To run the pipeline on O2, four additional steps are required:

  1. You must load the necessary O2 modules.
  2. All pipeline calls need to have the flag -profile O2. Use -profile O2WSI and -profile O2TMA for very large whole-slide images and tissue microarrays, respectively. The profiles differ in the amount of resources requested for each module.
  3. If your account is not in the lsp group, please use -profile O2ext.
  4. To avoid running over on your disk quota, it is also recommended to use /n/scratch3 for holding the work/ directory. Furthermore, n/scratch3 is faster than /home or /n/groups, so jobs will complete faster.
  5. Instruct Nextflow to generate an execution report in a central location by adding -with-report "/n/groups/lsp/mcmicro/reports/$USER-$(date -Is).html" to your Nextflow command. This will help the staff evaluate resource usage and success/failure rates .

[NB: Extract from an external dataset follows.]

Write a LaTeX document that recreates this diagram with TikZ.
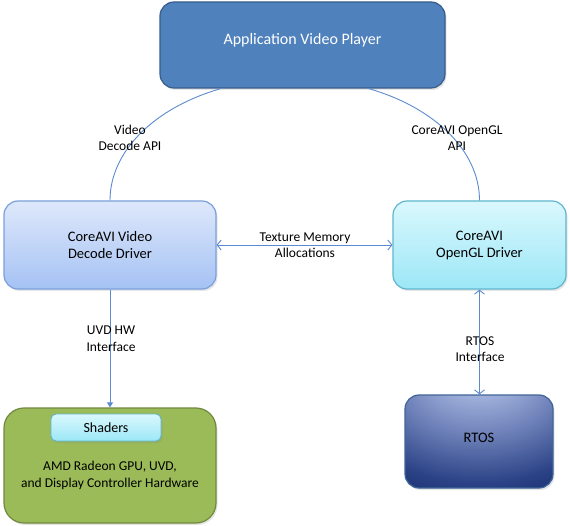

Compose an sbatch script that encapsulates resource requests, module loading and the nextflow command into a single entity. Create a submit_mcmicro.sh file based on the following template:

#!/bin/sh
#SBATCH -p short
#SBATCH -J nextflow_O2              
#SBATCH -o run.o
#SBATCH -e run.e
#SBATCH -t 0-12:00
#SBATCH --mem=8G
#SBATCH --mail-type=END         # Type of email notification- BEGIN,END,FAIL,ALL
#SBATCH --mail-user=user@university.edu   # Email to which notifications will be sent

module purge
module load java
/home/$USER/bin/nextflow run labsyspharm/mcmicro --in /n/scratch3/users/${USER:0:1}/$USER/exemplar-001 -profile O2 -w /n/scratch3/users/${USER:0:1}/$USER/work

replacing relevant fields (e.g., user@university.edu) with your own values.

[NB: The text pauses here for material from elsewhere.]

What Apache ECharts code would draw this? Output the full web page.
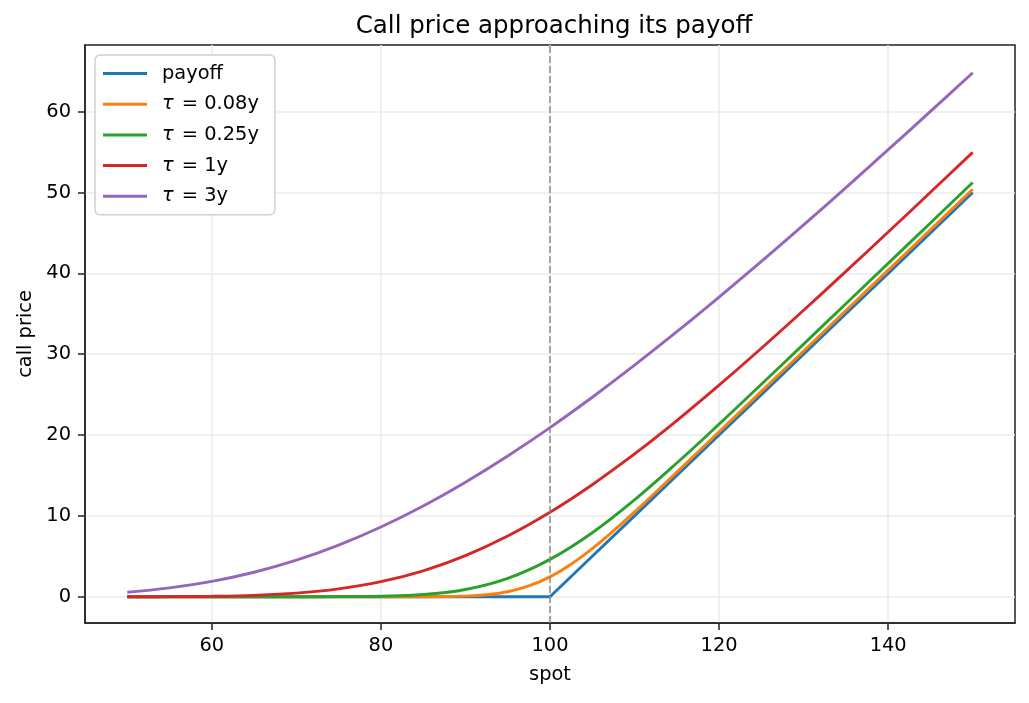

The pipeline run can then be kicked off with sbatch submit_mcmicro.sh.

Requesting O2 resources

The default profiles O2, O2WSI and O2TMA establish reasonable defaults for O2 resource requests. These will work for most scenarios, but individual projects may also have custom time and memory requirements. To overwrite the defaults, compose a new config file (e.g., myproject.config) specifying the desired custom requirements using process selectors. For example, to request 128GB of memory and 96 hours in the medium queue for ASHLAR, one would specify

process{
  withName:ashlar {
    queue  = 'medium'
    time   = '96h'
    memory = '128G'
  }
}

Use existing profiles as examples. Once myproject.config is composed, it can be provided to a nextflow run command using the -c flag:

nextflow run labsyspharm/mcmicro --in /path/to/exemplar-001 -profile O2 -c myproject.config

Note that -profile is still needed because it defines additional configurations, such as where to find the container modules. myproject.config simply overrides a portion of the fields in the overall profile.